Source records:
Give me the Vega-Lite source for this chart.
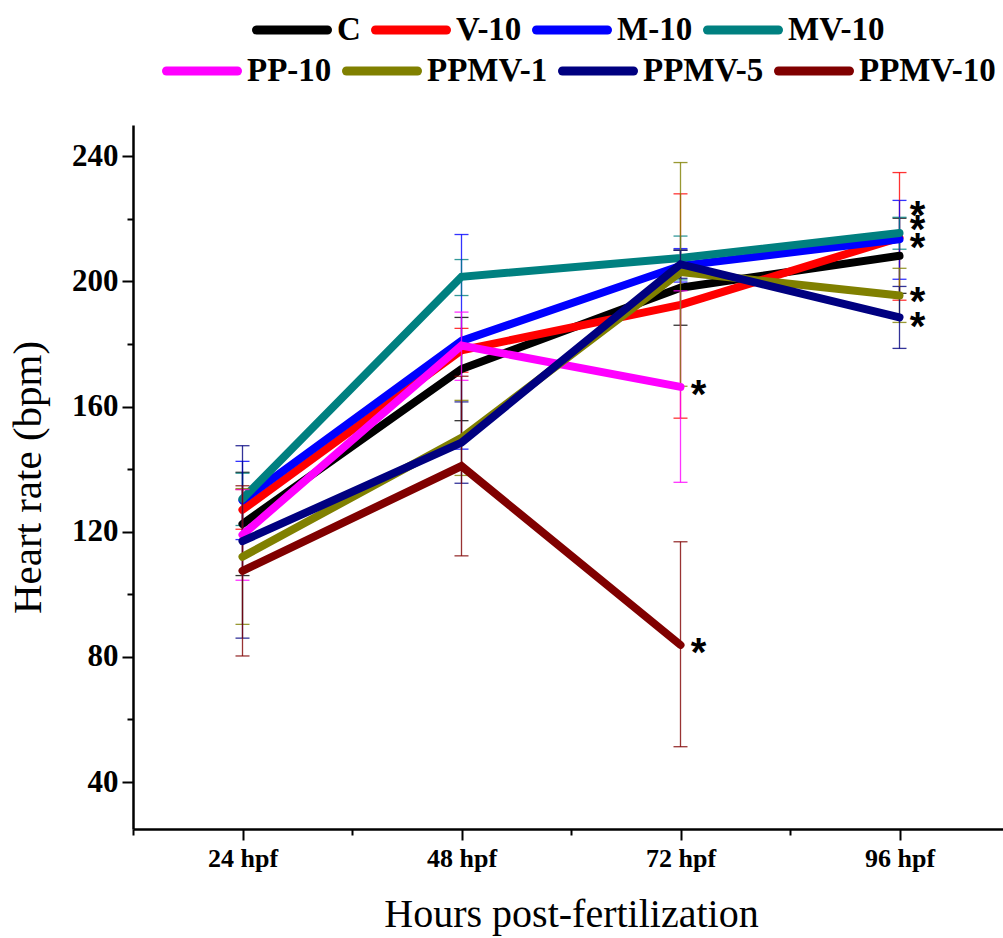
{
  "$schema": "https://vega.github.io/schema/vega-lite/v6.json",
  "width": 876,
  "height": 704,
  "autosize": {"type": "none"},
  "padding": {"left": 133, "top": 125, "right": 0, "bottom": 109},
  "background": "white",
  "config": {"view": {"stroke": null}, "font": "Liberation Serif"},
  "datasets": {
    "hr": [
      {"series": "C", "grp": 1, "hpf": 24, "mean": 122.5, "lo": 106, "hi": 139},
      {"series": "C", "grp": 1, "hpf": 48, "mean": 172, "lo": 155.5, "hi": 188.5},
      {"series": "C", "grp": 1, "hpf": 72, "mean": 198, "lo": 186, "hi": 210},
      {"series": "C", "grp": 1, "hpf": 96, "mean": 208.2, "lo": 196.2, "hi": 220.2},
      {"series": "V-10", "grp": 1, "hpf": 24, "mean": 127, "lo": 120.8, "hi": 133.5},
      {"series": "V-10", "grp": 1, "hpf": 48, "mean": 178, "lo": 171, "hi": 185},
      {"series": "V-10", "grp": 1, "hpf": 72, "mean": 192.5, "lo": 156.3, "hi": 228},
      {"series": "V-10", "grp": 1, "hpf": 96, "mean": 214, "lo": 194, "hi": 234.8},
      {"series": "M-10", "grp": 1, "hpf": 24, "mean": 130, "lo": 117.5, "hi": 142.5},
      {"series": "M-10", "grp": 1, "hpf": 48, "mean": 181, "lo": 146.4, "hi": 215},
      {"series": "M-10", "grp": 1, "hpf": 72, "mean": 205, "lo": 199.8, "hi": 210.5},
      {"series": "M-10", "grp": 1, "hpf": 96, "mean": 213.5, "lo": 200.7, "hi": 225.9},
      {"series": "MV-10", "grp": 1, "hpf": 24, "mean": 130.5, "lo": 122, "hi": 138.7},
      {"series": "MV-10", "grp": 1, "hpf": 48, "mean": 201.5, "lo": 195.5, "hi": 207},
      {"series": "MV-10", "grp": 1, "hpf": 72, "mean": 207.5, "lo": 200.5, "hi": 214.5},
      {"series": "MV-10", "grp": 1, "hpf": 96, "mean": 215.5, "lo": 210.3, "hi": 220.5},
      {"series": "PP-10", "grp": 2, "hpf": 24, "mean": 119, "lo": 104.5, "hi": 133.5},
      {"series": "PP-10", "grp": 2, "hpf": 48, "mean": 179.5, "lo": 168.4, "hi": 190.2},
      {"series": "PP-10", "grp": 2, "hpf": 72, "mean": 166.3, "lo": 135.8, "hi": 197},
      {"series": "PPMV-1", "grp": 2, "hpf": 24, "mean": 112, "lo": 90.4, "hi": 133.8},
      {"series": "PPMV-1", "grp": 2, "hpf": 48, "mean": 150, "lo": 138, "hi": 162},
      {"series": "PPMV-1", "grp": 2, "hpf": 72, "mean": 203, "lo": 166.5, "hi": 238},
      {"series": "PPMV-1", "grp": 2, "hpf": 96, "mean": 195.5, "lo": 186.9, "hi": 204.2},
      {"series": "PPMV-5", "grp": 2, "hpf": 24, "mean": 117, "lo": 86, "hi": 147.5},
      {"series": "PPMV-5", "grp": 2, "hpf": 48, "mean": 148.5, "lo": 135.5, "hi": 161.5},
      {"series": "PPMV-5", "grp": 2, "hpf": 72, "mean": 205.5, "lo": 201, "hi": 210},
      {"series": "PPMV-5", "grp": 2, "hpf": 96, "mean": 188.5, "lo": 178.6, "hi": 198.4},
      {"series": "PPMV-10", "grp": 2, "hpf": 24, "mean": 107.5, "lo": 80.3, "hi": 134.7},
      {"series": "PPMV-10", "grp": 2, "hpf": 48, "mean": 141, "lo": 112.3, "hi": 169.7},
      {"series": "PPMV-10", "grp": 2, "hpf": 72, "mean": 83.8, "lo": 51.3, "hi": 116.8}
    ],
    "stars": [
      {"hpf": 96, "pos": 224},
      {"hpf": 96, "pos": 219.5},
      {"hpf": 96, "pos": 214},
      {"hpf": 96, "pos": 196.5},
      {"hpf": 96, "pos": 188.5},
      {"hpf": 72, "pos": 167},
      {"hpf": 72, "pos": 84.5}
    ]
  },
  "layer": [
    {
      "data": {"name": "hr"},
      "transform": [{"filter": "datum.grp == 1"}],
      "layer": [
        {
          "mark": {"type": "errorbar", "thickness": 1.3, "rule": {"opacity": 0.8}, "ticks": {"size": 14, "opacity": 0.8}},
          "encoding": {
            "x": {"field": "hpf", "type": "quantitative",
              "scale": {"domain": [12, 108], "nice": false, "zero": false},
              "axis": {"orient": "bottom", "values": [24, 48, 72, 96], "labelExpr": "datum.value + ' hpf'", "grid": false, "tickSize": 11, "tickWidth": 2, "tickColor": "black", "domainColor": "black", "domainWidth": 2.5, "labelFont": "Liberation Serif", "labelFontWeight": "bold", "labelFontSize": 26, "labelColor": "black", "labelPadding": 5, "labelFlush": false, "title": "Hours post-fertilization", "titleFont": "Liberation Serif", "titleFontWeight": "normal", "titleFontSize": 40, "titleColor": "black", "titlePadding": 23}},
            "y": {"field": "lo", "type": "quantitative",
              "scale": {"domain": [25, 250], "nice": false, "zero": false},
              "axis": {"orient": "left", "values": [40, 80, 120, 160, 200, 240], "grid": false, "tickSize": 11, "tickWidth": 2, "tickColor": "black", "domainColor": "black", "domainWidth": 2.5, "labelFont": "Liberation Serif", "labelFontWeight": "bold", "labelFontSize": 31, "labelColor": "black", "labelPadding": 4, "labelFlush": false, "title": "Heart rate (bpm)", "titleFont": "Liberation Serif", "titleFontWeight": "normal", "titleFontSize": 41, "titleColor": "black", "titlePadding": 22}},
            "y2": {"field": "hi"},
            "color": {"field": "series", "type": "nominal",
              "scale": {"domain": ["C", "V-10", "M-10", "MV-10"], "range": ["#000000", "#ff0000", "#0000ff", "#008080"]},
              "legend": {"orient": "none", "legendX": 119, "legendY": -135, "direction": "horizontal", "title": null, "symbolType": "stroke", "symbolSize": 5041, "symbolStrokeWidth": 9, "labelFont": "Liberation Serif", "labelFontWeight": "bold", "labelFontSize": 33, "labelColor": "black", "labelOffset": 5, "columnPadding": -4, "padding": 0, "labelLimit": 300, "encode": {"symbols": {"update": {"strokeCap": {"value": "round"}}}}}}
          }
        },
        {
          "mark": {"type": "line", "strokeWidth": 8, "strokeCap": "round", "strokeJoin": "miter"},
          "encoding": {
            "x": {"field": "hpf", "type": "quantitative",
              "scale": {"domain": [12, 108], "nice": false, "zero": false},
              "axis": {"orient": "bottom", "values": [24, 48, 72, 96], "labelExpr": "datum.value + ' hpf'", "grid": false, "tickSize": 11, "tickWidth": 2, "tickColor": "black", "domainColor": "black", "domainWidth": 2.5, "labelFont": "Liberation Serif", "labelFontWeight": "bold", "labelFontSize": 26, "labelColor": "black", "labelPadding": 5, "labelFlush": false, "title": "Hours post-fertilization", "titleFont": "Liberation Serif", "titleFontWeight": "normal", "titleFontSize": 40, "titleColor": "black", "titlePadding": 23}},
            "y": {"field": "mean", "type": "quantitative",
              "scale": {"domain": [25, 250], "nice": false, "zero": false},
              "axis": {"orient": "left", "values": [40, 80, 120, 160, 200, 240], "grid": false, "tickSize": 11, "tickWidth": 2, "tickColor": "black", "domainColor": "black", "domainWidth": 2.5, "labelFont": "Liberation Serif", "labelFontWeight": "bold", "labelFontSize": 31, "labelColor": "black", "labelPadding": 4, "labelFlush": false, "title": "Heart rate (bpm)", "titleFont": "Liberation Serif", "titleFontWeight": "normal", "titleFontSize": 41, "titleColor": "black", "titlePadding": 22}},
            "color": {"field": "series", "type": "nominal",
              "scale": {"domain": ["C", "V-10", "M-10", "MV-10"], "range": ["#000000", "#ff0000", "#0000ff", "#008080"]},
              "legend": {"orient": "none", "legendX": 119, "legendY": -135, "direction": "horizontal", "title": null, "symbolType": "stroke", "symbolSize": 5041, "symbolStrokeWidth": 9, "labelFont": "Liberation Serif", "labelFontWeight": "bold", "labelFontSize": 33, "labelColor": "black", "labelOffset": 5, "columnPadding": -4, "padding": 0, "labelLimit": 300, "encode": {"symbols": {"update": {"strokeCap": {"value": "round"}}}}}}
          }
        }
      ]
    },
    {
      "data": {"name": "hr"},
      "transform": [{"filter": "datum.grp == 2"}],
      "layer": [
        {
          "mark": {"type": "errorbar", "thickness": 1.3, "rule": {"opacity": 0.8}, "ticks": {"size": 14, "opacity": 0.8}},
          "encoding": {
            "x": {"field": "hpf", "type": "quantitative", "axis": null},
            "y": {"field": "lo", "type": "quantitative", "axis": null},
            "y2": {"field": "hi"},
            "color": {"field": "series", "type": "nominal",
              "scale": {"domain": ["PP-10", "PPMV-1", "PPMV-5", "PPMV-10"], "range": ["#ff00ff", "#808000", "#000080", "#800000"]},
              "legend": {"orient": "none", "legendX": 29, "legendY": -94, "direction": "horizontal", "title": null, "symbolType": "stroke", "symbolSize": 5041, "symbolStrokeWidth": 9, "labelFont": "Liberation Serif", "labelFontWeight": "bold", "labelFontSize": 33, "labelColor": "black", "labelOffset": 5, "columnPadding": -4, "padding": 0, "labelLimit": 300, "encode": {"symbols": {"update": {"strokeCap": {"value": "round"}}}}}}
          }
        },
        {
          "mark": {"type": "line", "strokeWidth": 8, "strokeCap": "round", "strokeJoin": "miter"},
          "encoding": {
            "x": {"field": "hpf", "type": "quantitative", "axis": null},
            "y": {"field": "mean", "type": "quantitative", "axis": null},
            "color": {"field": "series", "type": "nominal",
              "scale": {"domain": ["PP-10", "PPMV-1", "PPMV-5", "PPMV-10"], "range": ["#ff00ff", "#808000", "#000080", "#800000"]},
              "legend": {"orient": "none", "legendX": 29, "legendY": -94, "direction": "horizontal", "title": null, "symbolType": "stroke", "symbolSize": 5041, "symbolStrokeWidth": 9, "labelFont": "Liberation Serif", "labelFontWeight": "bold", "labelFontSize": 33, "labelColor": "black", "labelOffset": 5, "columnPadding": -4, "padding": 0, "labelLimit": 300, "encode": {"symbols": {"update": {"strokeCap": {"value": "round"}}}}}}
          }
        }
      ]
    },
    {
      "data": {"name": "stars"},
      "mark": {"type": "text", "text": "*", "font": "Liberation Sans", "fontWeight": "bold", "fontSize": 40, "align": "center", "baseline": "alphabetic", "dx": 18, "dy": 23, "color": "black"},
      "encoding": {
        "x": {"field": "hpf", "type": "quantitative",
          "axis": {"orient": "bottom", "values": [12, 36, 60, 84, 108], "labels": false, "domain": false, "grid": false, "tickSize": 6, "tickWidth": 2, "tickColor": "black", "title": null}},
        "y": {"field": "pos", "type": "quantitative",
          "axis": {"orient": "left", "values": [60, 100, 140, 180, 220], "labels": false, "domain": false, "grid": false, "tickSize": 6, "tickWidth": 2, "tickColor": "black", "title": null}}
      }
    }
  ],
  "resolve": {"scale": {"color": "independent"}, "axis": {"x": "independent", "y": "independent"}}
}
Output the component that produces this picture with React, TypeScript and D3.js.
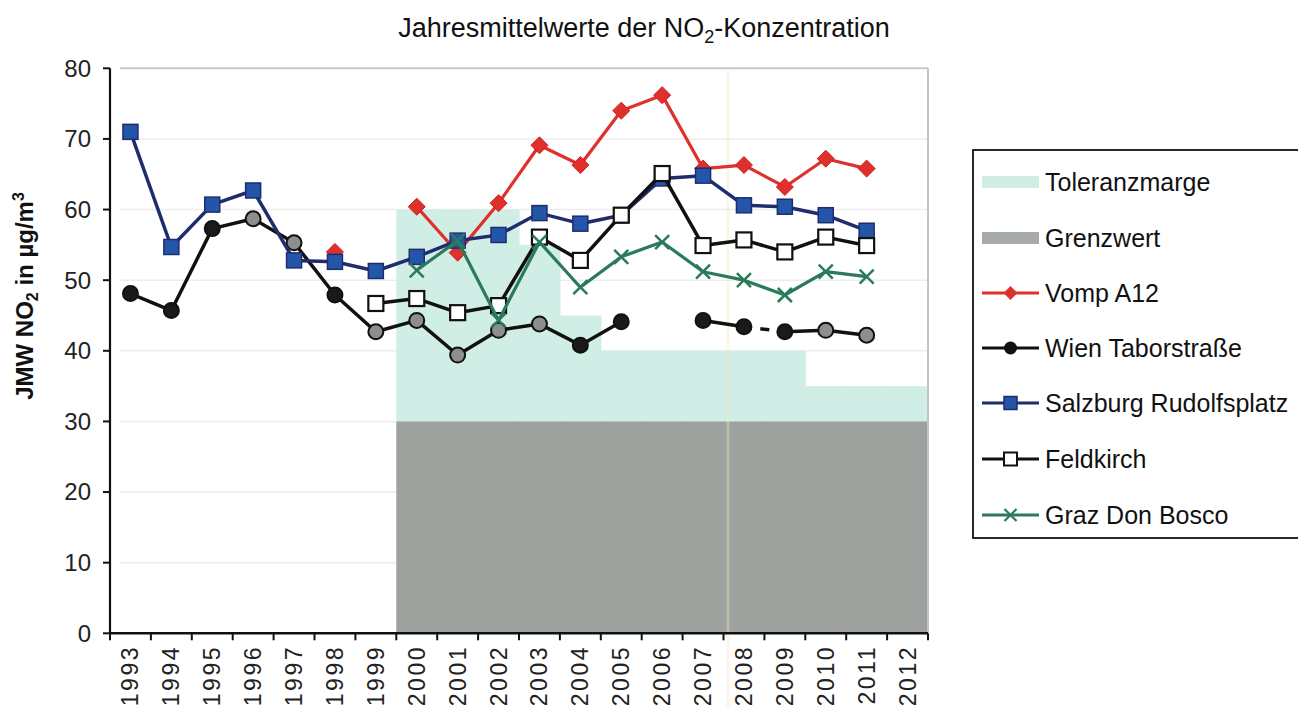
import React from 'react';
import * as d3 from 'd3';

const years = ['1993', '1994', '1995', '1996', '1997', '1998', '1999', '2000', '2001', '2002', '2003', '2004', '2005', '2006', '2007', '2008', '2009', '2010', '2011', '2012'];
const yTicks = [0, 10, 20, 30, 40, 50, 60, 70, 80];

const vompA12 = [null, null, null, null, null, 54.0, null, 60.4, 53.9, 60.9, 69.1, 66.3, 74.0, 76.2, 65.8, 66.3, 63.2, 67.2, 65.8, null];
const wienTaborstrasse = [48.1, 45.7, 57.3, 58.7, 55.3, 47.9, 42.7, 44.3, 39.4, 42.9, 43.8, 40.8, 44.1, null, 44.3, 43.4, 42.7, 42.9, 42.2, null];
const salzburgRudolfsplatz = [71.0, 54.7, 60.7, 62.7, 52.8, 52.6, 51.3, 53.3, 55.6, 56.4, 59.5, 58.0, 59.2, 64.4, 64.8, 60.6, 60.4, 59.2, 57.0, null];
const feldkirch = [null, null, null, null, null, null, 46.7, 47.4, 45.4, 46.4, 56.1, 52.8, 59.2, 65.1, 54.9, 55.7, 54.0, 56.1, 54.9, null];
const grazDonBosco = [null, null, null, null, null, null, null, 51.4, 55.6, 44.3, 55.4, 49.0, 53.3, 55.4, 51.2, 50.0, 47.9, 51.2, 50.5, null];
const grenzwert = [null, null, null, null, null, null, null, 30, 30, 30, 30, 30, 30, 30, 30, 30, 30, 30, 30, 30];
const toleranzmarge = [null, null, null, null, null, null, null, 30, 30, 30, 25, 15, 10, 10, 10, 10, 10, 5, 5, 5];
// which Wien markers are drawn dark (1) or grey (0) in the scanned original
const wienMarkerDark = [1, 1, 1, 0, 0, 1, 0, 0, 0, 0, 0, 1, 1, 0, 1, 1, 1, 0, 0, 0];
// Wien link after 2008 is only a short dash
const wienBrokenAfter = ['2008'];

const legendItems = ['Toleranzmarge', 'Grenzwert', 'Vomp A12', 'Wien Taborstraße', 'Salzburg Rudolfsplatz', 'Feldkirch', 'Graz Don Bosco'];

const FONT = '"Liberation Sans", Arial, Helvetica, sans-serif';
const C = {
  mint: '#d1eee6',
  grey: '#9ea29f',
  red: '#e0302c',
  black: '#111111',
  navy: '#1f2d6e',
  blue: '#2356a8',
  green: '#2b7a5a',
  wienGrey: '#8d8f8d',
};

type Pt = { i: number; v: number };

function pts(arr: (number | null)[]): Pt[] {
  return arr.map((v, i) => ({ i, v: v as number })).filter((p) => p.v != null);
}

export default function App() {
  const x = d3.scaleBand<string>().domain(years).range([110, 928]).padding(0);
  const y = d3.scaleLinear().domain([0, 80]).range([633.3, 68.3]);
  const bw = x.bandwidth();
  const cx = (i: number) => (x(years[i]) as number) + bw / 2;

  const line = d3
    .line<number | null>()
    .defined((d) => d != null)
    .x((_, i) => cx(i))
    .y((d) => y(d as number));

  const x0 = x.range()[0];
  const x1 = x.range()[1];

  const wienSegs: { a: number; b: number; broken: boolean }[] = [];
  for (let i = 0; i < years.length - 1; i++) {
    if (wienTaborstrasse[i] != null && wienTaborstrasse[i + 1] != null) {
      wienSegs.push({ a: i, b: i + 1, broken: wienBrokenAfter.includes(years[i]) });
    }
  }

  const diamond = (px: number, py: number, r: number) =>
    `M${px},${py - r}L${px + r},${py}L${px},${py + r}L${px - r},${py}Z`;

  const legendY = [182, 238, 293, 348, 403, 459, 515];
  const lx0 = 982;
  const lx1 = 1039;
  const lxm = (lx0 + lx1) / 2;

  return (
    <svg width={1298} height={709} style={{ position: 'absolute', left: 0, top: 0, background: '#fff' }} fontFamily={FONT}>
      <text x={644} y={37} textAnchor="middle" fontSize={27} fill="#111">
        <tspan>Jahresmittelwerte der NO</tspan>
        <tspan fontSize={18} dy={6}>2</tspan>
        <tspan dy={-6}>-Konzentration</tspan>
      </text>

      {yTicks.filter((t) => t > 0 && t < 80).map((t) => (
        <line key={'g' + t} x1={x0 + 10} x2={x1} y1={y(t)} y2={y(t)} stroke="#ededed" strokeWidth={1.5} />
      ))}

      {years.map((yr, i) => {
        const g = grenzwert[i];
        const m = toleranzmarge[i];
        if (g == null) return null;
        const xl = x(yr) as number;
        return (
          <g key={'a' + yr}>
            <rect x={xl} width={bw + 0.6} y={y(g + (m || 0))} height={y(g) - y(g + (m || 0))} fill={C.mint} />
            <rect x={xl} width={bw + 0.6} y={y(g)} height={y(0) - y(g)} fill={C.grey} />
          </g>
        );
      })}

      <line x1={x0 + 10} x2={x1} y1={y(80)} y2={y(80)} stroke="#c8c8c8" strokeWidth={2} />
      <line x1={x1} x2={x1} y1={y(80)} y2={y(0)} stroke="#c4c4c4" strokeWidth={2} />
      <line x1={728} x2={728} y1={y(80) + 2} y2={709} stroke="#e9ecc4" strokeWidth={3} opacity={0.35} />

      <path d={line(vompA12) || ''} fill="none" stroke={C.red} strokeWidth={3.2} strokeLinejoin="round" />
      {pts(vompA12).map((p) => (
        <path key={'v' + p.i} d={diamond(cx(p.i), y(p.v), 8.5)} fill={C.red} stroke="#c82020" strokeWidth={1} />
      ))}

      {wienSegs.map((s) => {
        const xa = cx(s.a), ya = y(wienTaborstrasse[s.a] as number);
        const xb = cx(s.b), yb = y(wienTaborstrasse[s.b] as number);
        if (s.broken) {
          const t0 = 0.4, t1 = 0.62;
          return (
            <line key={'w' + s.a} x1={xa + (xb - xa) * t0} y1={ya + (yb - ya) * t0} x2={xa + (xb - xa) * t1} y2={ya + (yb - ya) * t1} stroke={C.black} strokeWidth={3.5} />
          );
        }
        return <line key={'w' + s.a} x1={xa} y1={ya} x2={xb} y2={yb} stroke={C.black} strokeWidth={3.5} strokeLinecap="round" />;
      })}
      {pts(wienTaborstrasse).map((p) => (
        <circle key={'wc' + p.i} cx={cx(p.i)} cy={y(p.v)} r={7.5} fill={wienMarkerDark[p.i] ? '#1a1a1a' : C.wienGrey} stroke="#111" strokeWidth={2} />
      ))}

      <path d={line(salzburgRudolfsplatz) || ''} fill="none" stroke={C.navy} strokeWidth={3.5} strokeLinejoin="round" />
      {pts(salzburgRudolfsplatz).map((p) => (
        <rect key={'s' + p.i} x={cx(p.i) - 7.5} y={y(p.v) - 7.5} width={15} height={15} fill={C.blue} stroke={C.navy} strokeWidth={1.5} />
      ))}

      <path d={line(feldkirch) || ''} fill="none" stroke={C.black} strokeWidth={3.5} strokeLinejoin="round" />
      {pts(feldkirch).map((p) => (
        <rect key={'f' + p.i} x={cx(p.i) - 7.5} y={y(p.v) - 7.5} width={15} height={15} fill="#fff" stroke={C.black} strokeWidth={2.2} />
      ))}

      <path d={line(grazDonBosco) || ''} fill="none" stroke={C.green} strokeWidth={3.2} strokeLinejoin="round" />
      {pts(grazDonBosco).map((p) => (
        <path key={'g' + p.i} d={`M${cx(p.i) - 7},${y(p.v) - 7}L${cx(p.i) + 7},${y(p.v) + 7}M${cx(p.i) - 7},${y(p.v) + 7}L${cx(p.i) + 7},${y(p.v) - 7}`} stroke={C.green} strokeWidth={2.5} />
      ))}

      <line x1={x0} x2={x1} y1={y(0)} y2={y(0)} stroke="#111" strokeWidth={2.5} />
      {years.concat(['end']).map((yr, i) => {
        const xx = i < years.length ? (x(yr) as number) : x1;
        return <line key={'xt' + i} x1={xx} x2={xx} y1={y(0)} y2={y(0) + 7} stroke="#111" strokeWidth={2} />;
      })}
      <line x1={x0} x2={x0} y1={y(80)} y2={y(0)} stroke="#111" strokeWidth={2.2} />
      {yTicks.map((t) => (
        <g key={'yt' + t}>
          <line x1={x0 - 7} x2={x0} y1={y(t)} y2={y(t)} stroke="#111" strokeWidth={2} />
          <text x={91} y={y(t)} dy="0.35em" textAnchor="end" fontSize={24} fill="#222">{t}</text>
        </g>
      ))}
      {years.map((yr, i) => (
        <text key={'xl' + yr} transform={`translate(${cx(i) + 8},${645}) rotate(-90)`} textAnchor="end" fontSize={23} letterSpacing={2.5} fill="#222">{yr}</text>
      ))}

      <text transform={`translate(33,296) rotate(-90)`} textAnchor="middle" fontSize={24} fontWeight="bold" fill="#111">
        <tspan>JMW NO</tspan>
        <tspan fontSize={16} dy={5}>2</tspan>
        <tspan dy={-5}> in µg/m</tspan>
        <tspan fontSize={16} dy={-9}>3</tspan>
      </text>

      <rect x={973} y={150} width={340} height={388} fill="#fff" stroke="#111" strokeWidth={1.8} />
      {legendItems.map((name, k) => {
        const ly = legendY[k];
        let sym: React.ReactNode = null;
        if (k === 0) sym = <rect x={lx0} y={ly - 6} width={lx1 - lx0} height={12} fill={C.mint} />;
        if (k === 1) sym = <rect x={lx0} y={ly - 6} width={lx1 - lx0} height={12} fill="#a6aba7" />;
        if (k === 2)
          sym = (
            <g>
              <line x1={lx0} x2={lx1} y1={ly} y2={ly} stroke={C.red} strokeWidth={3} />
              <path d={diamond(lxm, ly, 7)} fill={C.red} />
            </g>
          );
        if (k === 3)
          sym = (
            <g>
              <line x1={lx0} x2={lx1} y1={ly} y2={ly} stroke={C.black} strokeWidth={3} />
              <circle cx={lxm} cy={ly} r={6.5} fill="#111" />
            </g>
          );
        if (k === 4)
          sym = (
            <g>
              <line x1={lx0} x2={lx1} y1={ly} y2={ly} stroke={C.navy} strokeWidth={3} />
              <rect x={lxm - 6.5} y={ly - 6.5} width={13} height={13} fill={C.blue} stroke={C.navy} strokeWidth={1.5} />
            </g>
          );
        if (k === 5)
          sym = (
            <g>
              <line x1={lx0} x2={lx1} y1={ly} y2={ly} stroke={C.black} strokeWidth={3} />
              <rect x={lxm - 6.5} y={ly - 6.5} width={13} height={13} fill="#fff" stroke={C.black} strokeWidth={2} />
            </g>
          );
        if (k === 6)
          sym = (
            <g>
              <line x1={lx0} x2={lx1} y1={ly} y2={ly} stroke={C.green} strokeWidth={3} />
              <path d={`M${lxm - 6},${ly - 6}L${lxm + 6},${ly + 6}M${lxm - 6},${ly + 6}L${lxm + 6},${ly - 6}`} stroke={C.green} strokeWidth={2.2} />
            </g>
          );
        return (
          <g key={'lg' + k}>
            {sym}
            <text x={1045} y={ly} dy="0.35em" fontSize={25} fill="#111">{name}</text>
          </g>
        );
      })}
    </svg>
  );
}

#### [CHALLENGE]
Print exactly what appears from the line holding "Output the component" down to the line holding "60, 70, 80];", both ends kept, leaving out the pictures.

#### [FINISHED TASK]
Output the component that produces this picture with React, TypeScript and D3.js.
import React from 'react';
import * as d3 from 'd3';

const years = ['1993', '1994', '1995', '1996', '1997', '1998', '1999', '2000', '2001', '2002', '2003', '2004', '2005', '2006', '2007', '2008', '2009', '2010', '2011', '2012'];
const yTicks = [0, 10, 20, 30, 40, 50, 60, 70, 80];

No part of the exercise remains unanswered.